Given task:
Transcribe the whole listing without a single picture.

Data provided:
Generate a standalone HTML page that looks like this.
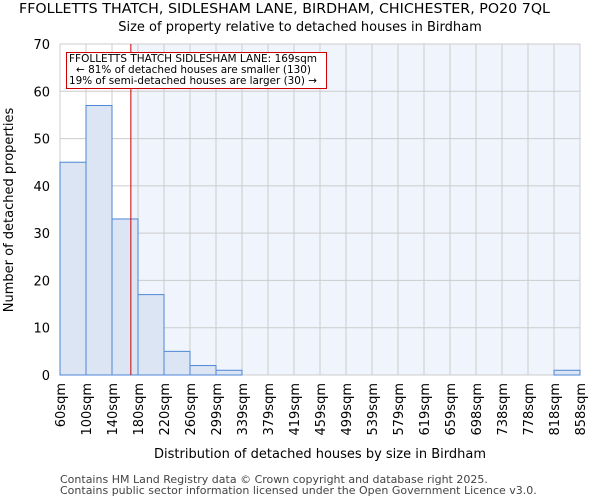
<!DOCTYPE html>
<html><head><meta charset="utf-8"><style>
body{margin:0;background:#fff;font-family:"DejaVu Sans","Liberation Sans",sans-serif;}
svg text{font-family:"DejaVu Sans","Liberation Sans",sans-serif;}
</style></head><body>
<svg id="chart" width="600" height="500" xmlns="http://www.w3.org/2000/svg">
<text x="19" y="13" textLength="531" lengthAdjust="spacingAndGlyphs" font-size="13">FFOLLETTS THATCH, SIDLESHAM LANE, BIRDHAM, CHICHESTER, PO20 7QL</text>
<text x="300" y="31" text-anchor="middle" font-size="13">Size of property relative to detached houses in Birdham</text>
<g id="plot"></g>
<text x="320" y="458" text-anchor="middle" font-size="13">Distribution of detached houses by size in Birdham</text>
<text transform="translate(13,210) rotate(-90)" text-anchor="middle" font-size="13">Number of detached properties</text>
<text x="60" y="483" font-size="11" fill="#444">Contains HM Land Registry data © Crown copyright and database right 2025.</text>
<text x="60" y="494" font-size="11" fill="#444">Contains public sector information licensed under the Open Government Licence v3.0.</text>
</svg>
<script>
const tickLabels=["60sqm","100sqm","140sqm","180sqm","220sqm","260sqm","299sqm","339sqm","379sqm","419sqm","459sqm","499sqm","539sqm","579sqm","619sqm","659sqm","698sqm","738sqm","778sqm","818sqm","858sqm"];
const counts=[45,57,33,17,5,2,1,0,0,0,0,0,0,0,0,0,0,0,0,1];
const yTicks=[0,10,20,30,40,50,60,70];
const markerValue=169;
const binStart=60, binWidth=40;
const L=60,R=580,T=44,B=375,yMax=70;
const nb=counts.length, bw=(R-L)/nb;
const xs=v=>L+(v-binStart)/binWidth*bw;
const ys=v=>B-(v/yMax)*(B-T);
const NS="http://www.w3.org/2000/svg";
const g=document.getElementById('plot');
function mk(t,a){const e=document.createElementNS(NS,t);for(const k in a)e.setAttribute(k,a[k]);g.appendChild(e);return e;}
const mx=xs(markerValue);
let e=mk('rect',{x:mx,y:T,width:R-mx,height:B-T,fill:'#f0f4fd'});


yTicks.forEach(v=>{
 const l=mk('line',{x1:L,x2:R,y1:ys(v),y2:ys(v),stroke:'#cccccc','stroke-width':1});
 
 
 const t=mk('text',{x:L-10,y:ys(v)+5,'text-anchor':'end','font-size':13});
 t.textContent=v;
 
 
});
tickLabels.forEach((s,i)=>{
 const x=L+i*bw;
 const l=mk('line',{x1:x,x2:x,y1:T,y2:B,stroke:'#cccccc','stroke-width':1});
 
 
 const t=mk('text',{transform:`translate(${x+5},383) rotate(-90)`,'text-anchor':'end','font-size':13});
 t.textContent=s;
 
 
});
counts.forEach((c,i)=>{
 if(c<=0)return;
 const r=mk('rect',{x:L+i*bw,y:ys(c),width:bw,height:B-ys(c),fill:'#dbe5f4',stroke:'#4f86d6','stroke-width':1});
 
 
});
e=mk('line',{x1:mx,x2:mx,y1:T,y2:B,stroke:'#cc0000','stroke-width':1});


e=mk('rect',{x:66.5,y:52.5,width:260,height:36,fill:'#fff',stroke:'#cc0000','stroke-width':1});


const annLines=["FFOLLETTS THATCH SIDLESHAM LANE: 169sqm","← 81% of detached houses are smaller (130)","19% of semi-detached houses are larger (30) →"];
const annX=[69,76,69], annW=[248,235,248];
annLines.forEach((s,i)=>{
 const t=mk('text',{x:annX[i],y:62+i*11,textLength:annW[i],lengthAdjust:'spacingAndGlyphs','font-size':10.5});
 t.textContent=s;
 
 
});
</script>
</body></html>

Exercise result:
Generate a standalone HTML page that looks like this.
<!DOCTYPE html>
<html><head><meta charset="utf-8"><style>
body{margin:0;background:#fff;font-family:"DejaVu Sans","Liberation Sans",sans-serif;}
svg text{font-family:"DejaVu Sans","Liberation Sans",sans-serif;}
</style></head><body>
<svg id="chart" width="600" height="500" xmlns="http://www.w3.org/2000/svg">
<text x="19" y="13" textLength="531" lengthAdjust="spacingAndGlyphs" font-size="13">FFOLLETTS THATCH, SIDLESHAM LANE, BIRDHAM, CHICHESTER, PO20 7QL</text>
<text x="300" y="31" text-anchor="middle" font-size="13">Size of property relative to detached houses in Birdham</text>
<g id="plot"></g>
<text x="320" y="458" text-anchor="middle" font-size="13">Distribution of detached houses by size in Birdham</text>
<text transform="translate(13,210) rotate(-90)" text-anchor="middle" font-size="13">Number of detached properties</text>
<text x="60" y="483" font-size="11" fill="#444">Contains HM Land Registry data © Crown copyright and database right 2025.</text>
<text x="60" y="494" font-size="11" fill="#444">Contains public sector information licensed under the Open Government Licence v3.0.</text>
</svg>
<script>
const tickLabels=["60sqm","100sqm","140sqm","180sqm","220sqm","260sqm","299sqm","339sqm","379sqm","419sqm","459sqm","499sqm","539sqm","579sqm","619sqm","659sqm","698sqm","738sqm","778sqm","818sqm","858sqm"];
const counts=[45,57,33,17,5,2,1,0,0,0,0,0,0,0,0,0,0,0,0,1];
const yTicks=[0,10,20,30,40,50,60,70];
const markerValue=169;
const binStart=60, binWidth=40;
const L=60,R=580,T=44,B=375,yMax=70;
const nb=counts.length, bw=(R-L)/nb;
const xs=v=>L+(v-binStart)/binWidth*bw;
const ys=v=>B-(v/yMax)*(B-T);
const NS="http://www.w3.org/2000/svg";
const g=document.getElementById('plot');
function mk(t,a){const e=document.createElementNS(NS,t);for(const k in a)e.setAttribute(k,a[k]);g.appendChild(e);return e;}
const mx=xs(markerValue);
let e=mk('rect',{x:mx,y:T,width:R-mx,height:B-T,fill:'#f0f4fd'});


yTicks.forEach(v=>{
 const l=mk('line',{x1:L,x2:R,y1:ys(v),y2:ys(v),stroke:'#cccccc','stroke-width':1});
 
 
 const t=mk('text',{x:L-10,y:ys(v)+5,'text-anchor':'end','font-size':13});
 t.textContent=v;
 
 
});
tickLabels.forEach((s,i)=>{
 const x=L+i*bw;
 const l=mk('line',{x1:x,x2:x,y1:T,y2:B,stroke:'#cccccc','stroke-width':1});
 
 
 const t=mk('text',{transform:`translate(${x+5},383) rotate(-90)`,'text-anchor':'end','font-size':13});
 t.textContent=s;
 
 
});
counts.forEach((c,i)=>{
 if(c<=0)return;
 const r=mk('rect',{x:L+i*bw,y:ys(c),width:bw,height:B-ys(c),fill:'#dbe5f4',stroke:'#4f86d6','stroke-width':1});
 
 
});
e=mk('line',{x1:mx,x2:mx,y1:T,y2:B,stroke:'#cc0000','stroke-width':1});


e=mk('rect',{x:66.5,y:52.5,width:260,height:36,fill:'#fff',stroke:'#cc0000','stroke-width':1});


const annLines=["FFOLLETTS THATCH SIDLESHAM LANE: 169sqm","← 81% of detached houses are smaller (130)","19% of semi-detached houses are larger (30) →"];
const annX=[69,76,69], annW=[248,235,248];
annLines.forEach((s,i)=>{
 const t=mk('text',{x:annX[i],y:62+i*11,textLength:annW[i],lengthAdjust:'spacingAndGlyphs','font-size':10.5});
 t.textContent=s;
 
 
});
</script>
</body></html>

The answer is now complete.